── Material ──
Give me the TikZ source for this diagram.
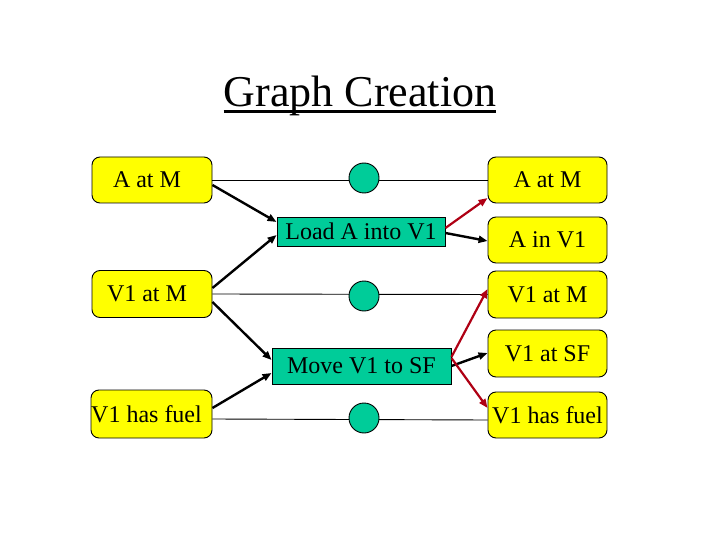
\documentclass[tikz,border=0pt]{standalone}
\usepackage{fontspec}
\setmainfont{Liberation Serif}
\usetikzlibrary{arrows.meta}
\definecolor{boxyellow}{RGB}{255,255,0}
\definecolor{opgreen}{RGB}{0,204,153}
\definecolor{darkred}{RGB}{175,0,20}
\newcommand{\lefttext}[1]{\hspace*{-10pt}#1}
\begin{document}
\begin{tikzpicture}[x=1pt,y=-1pt,
  fact/.style={draw=black,line width=0.9pt,fill=boxyellow,rounded corners=8pt,inner sep=0pt,
    font=\fontsize{24}{28}\selectfont},
  action/.style={draw=black,line width=0.9pt,fill=opgreen,inner sep=0pt,
    font=\fontsize{24}{28}\selectfont},
  noop/.style={circle,draw=black,line width=0.9pt,fill=opgreen,minimum size=30pt,inner sep=0pt},
  plain/.style={line width=0.9pt},
  pre/.style={line width=2.4pt,-{Triangle[length=9pt,width=7pt]}},
  del/.style={line width=2.2pt,draw=darkred,-{Triangle[length=9pt,width=7pt]}}]
\useasboundingbox (0,0) rectangle (720,540);
% title
\node[anchor=base,inner sep=0pt,font=\fontsize{44}{50}\selectfont] (title) at (360,107) {Graph Creation};
\draw[line width=3pt] ([yshift=-5pt]title.base west) -- ([yshift=-5pt]title.base east);
% left facts
\node[fact,minimum width=120pt,minimum height=46pt] (aL) at (152,180) {\lefttext{A at M}};
\node[fact,minimum width=120pt,minimum height=47pt] (vL) at (152,294) {\lefttext{V1 at M}};
\node[fact,minimum width=121pt,minimum height=48pt] (fL) at (151.5,414) {\lefttext{V1 has fuel}};
% right facts
\node[fact,minimum width=119pt,minimum height=46pt] (aR) at (547.5,180) {A at M};
\node[fact,minimum width=119pt,minimum height=46pt] (inR) at (547.5,240) {A in V1};
\node[fact,minimum width=119pt,minimum height=47pt] (vR) at (547.5,294.5) {V1 at M};
\node[fact,minimum width=119pt,minimum height=47pt] (sfR) at (547.5,353.5) {V1 at SF};
\node[fact,minimum width=119pt,minimum height=46pt] (fR) at (547.5,415) {V1 has fuel};
% actions
\node[action,minimum width=168pt,minimum height=29pt] (load) at (361,231.5) {Load A into V1};
\node[action,minimum width=179pt,minimum height=36pt] (move) at (361.5,366) {Move V1 to SF};
% no-op lines
\draw[plain] (aL.east) -- (aR.west);
\draw[plain] (vL.east) -- (vR.west);
\draw[plain] ([yshift=-5pt]fL.east) -- ([yshift=-5pt]fR.west);
\node[noop] (c1) at (364,178) {};
\node[noop] (c2) at (364,296) {};
\node[noop] (c3) at (364,418) {};
% preconditions
\draw[pre] ([yshift=-5pt]aL.east) -- ([yshift=9.5pt]load.west);
\draw[pre] ([yshift=6pt]vL.east) -- ([yshift=-3.5pt]load.west);
\draw[pre] ([yshift=-8pt]vL.east) -- ([yshift=6pt]move.west);
\draw[pre] ([yshift=6pt]fL.east) -- ([yshift=-7pt]move.west);
% effects
\draw[del] ([yshift=3.5pt]load.east) -- ([yshift=-18pt]aR.west);
\draw[pre] ([yshift=-1.5pt]load.east) -- ([yshift=-1pt]inR.west);
\draw[del] ([yshift=9pt]move.east) -- ([yshift=5.5pt]vR.west);
\draw[pre] (move.east) -- ([yshift=0.5pt]sfR.west);
\draw[del] ([yshift=8pt]move.east) -- ([yshift=7pt]fR.west);
\end{tikzpicture}
\end{document}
───
**What you need to do:** Could you repeat all of the material exactly? Pictures should not be copied.

**Written solution:**
Give me the TikZ source for this diagram.
\documentclass[tikz,border=0pt]{standalone}
\usepackage{fontspec}
\setmainfont{Liberation Serif}
\usetikzlibrary{arrows.meta}
\definecolor{boxyellow}{RGB}{255,255,0}
\definecolor{opgreen}{RGB}{0,204,153}
\definecolor{darkred}{RGB}{175,0,20}
\newcommand{\lefttext}[1]{\hspace*{-10pt}#1}
\begin{document}
\begin{tikzpicture}[x=1pt,y=-1pt,
  fact/.style={draw=black,line width=0.9pt,fill=boxyellow,rounded corners=8pt,inner sep=0pt,
    font=\fontsize{24}{28}\selectfont},
  action/.style={draw=black,line width=0.9pt,fill=opgreen,inner sep=0pt,
    font=\fontsize{24}{28}\selectfont},
  noop/.style={circle,draw=black,line width=0.9pt,fill=opgreen,minimum size=30pt,inner sep=0pt},
  plain/.style={line width=0.9pt},
  pre/.style={line width=2.4pt,-{Triangle[length=9pt,width=7pt]}},
  del/.style={line width=2.2pt,draw=darkred,-{Triangle[length=9pt,width=7pt]}}]
\useasboundingbox (0,0) rectangle (720,540);
% title
\node[anchor=base,inner sep=0pt,font=\fontsize{44}{50}\selectfont] (title) at (360,107) {Graph Creation};
\draw[line width=3pt] ([yshift=-5pt]title.base west) -- ([yshift=-5pt]title.base east);
% left facts
\node[fact,minimum width=120pt,minimum height=46pt] (aL) at (152,180) {\lefttext{A at M}};
\node[fact,minimum width=120pt,minimum height=47pt] (vL) at (152,294) {\lefttext{V1 at M}};
\node[fact,minimum width=121pt,minimum height=48pt] (fL) at (151.5,414) {\lefttext{V1 has fuel}};
% right facts
\node[fact,minimum width=119pt,minimum height=46pt] (aR) at (547.5,180) {A at M};
\node[fact,minimum width=119pt,minimum height=46pt] (inR) at (547.5,240) {A in V1};
\node[fact,minimum width=119pt,minimum height=47pt] (vR) at (547.5,294.5) {V1 at M};
\node[fact,minimum width=119pt,minimum height=47pt] (sfR) at (547.5,353.5) {V1 at SF};
\node[fact,minimum width=119pt,minimum height=46pt] (fR) at (547.5,415) {V1 has fuel};
% actions
\node[action,minimum width=168pt,minimum height=29pt] (load) at (361,231.5) {Load A into V1};
\node[action,minimum width=179pt,minimum height=36pt] (move) at (361.5,366) {Move V1 to SF};
% no-op lines
\draw[plain] (aL.east) -- (aR.west);
\draw[plain] (vL.east) -- (vR.west);
\draw[plain] ([yshift=-5pt]fL.east) -- ([yshift=-5pt]fR.west);
\node[noop] (c1) at (364,178) {};
\node[noop] (c2) at (364,296) {};
\node[noop] (c3) at (364,418) {};
% preconditions
\draw[pre] ([yshift=-5pt]aL.east) -- ([yshift=9.5pt]load.west);
\draw[pre] ([yshift=6pt]vL.east) -- ([yshift=-3.5pt]load.west);
\draw[pre] ([yshift=-8pt]vL.east) -- ([yshift=6pt]move.west);
\draw[pre] ([yshift=6pt]fL.east) -- ([yshift=-7pt]move.west);
% effects
\draw[del] ([yshift=3.5pt]load.east) -- ([yshift=-18pt]aR.west);
\draw[pre] ([yshift=-1.5pt]load.east) -- ([yshift=-1pt]inR.west);
\draw[del] ([yshift=9pt]move.east) -- ([yshift=5.5pt]vR.west);
\draw[pre] (move.east) -- ([yshift=0.5pt]sfR.west);
\draw[del] ([yshift=8pt]move.east) -- ([yshift=7pt]fR.west);
\end{tikzpicture}
\end{document}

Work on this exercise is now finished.